[WHAT YOU SHOULD DO]:
Count how many lines below contain the word "chart", then give that number alone.

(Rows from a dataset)
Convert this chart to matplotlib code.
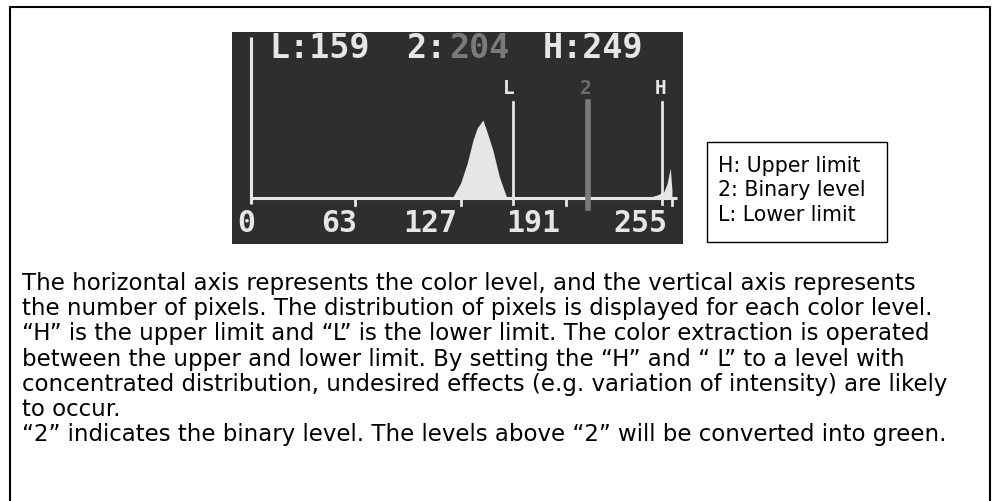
import matplotlib
matplotlib.use("Agg")
import matplotlib.pyplot as plt
import numpy as np

# Histogram of pixel counts per colour level (0-255)
levels = [118, 122, 127, 131, 134.5, 137, 140.5, 143, 146.5, 150.5, 155, 159,
          240, 246, 250, 252, 254, 255]
counts = [0, 0, 15, 35, 58, 70, 78, 66, 48, 21, 0, 0,
          0, 3, 6, 14, 30, 8]

tick_values = [0, 63, 127, 191, 255]
tick_labels = ["0", "63", "127", "191", "255"]

lower_limit = 159
binary_level = 204
upper_limit = 249

legend_lines = ["H: Upper limit", "2: Binary level", "L: Lower limit"]

body_lines = [
    "The horizontal axis represents the color level, and the vertical axis represents",
    "the number of pixels. The distribution of pixels is displayed for each color level.",
    "\u201cH\u201d is the upper limit and \u201cL\u201d is the lower limit. The color extraction is operated",
    "between the upper and lower limit. By setting the \u201cH\u201d and \u201c L\u201d to a level with",
    "concentrated distribution, undesired effects (e.g. variation of intensity) are likely",
    "to occur.",
    "\u201c2\u201d indicates the binary level. The levels above \u201c2\u201d will be converted into green.",
]

W, H = 997, 501
fig = plt.figure(figsize=(W / 100, H / 100), dpi=100)
fig.patch.set_facecolor("white")


def fx(px):
    return px / W


def fy(py):
    return 1 - py / H


# outer frame (open at the bottom edge)
fig.add_artist(plt.Line2D([fx(10), fx(10), fx(990), fx(990)],
                          [fy(501), fy(7), fy(7), fy(501)],
                          color="black", lw=1.5, transform=fig.transFigure))

# histogram display panel
px0, px1, py0, py1 = 232, 683, 32, 244
ax = fig.add_axes([fx(px0), fy(py1), fx(px1 - px0), (py1 - py0) / H])
ax.set_facecolor("#2e2e2e")
for s in ax.spines.values():
    s.set_visible(False)
ax.set_xticks([])
ax.set_yticks([])
ax.set_xlim(-11.5, 261.7)
ax.set_ylim(-46, 166)

fg = "#e6e6e6"
ax.fill_between(levels, counts, 0, color=fg, lw=0)
# axes of the histogram
ax.plot([0, 0], [-6, 161], color=fg, lw=2.2, solid_capstyle="butt")
ax.plot([0, 258], [0, 0], color=fg, lw=2.2, solid_capstyle="butt")
for t in tick_values[1:]:
    ax.plot([t, t], [0, -7], color=fg, lw=2)
# tick labels sit just left of their tick, right-aligned
label_nudge = [2.4, 1.2, -2.2, -3.8, -3.0]
for t, lab, dx in zip(tick_values, tick_labels, label_nudge):
    ax.text(t + dx, -25, lab, color=fg, ha="right", va="center",
            fontsize=21.5, family="DejaVu Sans Mono", fontweight="bold")

# threshold markers
ax.plot([lower_limit, lower_limit], [-6, 96], color=fg, lw=2)
ax.plot([binary_level, binary_level], [-10, 96], color="#7a7a7a", lw=4)
ax.plot([upper_limit, upper_limit], [-6, 96], color=fg, lw=2)
mk = dict(ha="center", va="center", fontsize=14, family="DejaVu Sans Mono",
          fontweight="bold")
ax.text(lower_limit - 3, 110, "L", color=fg, **mk)
ax.text(binary_level - 1, 110, "2", color="#6e6e6e", **mk)
ax.text(upper_limit - 1, 110, "H", color=fg, **mk)

top = dict(va="center", fontsize=24, family="DejaVu Sans Mono", fontweight="bold")
ax.text(11, 149, f"L:{lower_limit}", color=fg, ha="left", **top)
ax.text(94, 149, "2:", color=fg, ha="left", **top)
ax.text(120, 149, f"{binary_level}", color="#7a7a7a", ha="left", **top)
ax.text(177, 149, f"H:{upper_limit}", color=fg, ha="left", **top)

# legend box
fig.add_artist(plt.Rectangle((fx(707), fy(242)), fx(887 - 707), (242 - 142) / H,
                             fill=False, ec="black", lw=1.0,
                             transform=fig.transFigure))
for i, line in enumerate(legend_lines):
    fig.text(fx(718), fy(172 + i * 24.5), line, ha="left", va="baseline",
             fontsize=14.8, family="DejaVu Sans", color="black")

# explanatory text
for i, line in enumerate(body_lines):
    fig.text(fx(22), fy(290 + i * 25.2), line, ha="left", va="baseline",
             fontsize=16.5, family="DejaVu Sans", color="black")

fig.savefig("out.png", dpi=100, facecolor="white")
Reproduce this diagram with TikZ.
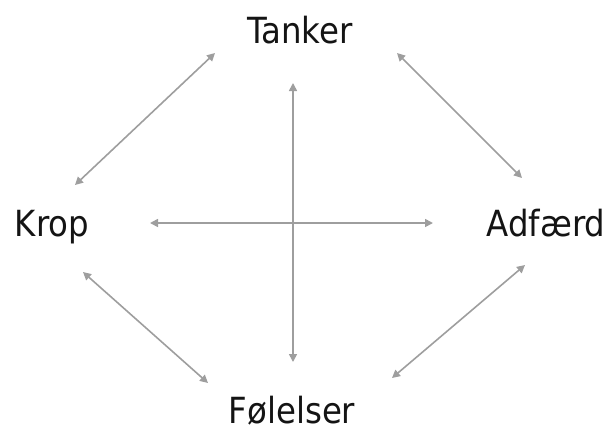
\documentclass[tikz,border=0pt]{standalone}
\usepackage{fontspec}
\setmainfont{DejaVu Sans Condensed}
\usetikzlibrary{arrows.meta}
\definecolor{linkgray}{HTML}{9E9E9E}
\definecolor{labelink}{HTML}{141414}
\tikzset{
  label/.style={anchor=base, inner sep=0pt, text=labelink,
    font=\fontsize{36}{42}\selectfont},
  link/.style={draw=linkgray, line width=1.6pt,
    {Triangle[length=8pt,width=8pt]}-{Triangle[length=8pt,width=8pt]}}
}
\begin{document}
\begin{tikzpicture}[x=1pt,y=-1pt]
  \useasboundingbox (0,0) rectangle (615,432);
  % the four labels
  \node[label] (tanker) at (300,43) {Tanker};
  \node[label] (krop) at (52,236) {Krop};
  \node[label] (adfaerd) at (546,236) {Adfærd};
  \node[label] (foelelser) at (292,423) {Følelser};
  % arrow end points
  \coordinate (tk1) at (215,53);  \coordinate (tk2) at (75,185);
  \coordinate (ta1) at (397,53);  \coordinate (ta2) at (522,178);
  \coordinate (kf1) at (83,272);  \coordinate (kf2) at (208,383);
  \coordinate (af1) at (525,265); \coordinate (af2) at (392,378);
  \coordinate (v1) at (293,83);   \coordinate (v2) at (293,362);
  \coordinate (h1) at (150,223);  \coordinate (h2) at (433,223);
  % double-headed connectors
  \draw[link] (tk1) -- (tk2);
  \draw[link] (ta1) -- (ta2);
  \draw[link] (kf1) -- (kf2);
  \draw[link] (af1) -- (af2);
  \draw[link] (v1) -- (v2);
  \draw[link] (h1) -- (h2);
\end{tikzpicture}
\end{document}
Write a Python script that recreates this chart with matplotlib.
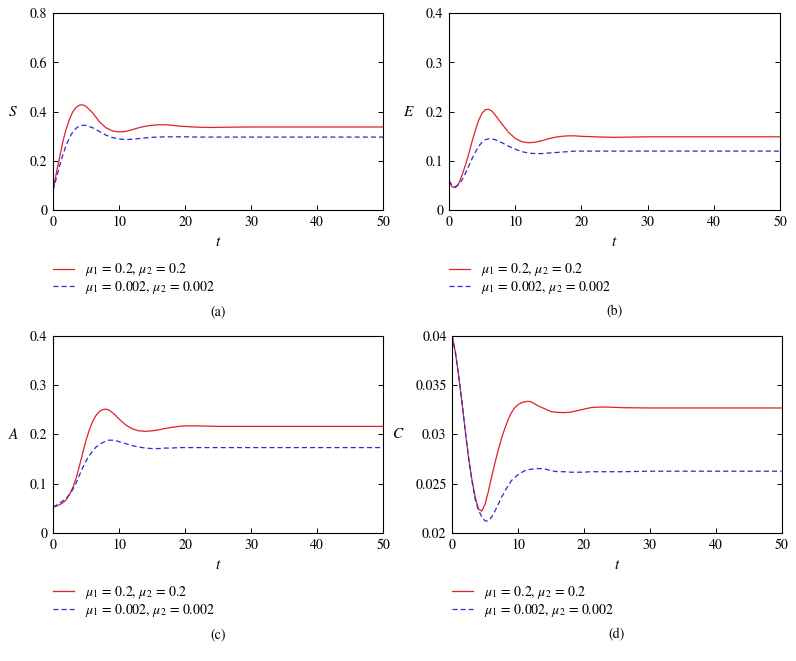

[OUTPUT]:
2